Inequalities in Chicago Public Schools remain evident on first day of school

On the first day of school for Chicago Public Schools, the inequalities remain apparent in buildings that are not full of affluent students.  CEO Forrest Claypool will visit a state-of-the-art high school in Gage Park today that's six years old and blocks away from a run down high-school building with more promise.

At Hancock College Prep--the city's newest and only Selective Enrollment high school on the Southwest side--the architecture continues to crumble, and drip, and swell.
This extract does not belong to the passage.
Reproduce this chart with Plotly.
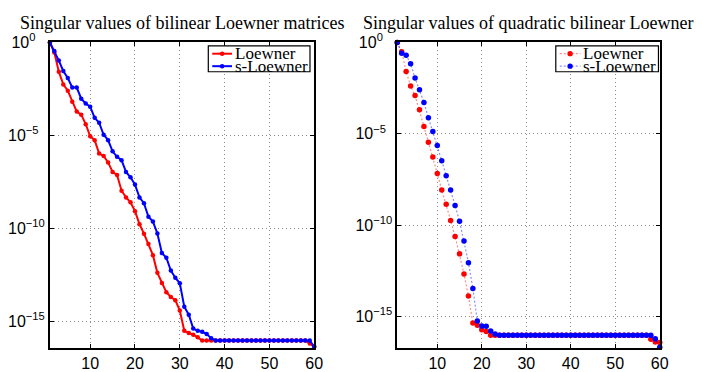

  • What looks like mold forms on a window sill
  • Leaks with unidentifiable sources cause paint to flake
  • Chunks of ceiling fall because of condensation
  • Buckets catch dripping water
  • Some toilets remain out of order due to plumbing issues
  • Floor tiles swell because of trapped humidity--even after they've been replaced
  • The heating and cooling system requires constant maintenance and remains undependable or inadequate
  • For the second year, the giant stage remains dangerous and off limits while a screen hangs over it, limiting music and arts education and, believe it or not, our P.E. classes (the gym is too small so they meet in the auditorium)

Still, thousands of students applied for a couple hundred seats this fall.  And almost 1,000 students will show up regularly, work hard, and achieve.  Hancock is a good place for adolescents to be.

The Hancock administration and engineering staff does everything it can to address the countless problems in our building.

The custodians are some of the kindest, hardest working people you'll ever meet.

But it's unreasonable to expect them to fix problems in a building  that cannot be fixed.

If we were a school with a multitude of affluent, mostly white students, we wouldn't have these problems.

The city had money for Jones, and Northside, and Payton--all Selective Enrollment high schools just like Hancock.  Those school buildings rose in communities with economic and political power.

It's clear the city has money for what it wants.

And it's clear that Hancock College Prep needs and deserves a new building.  CEO Forrest Claypool should stop by today.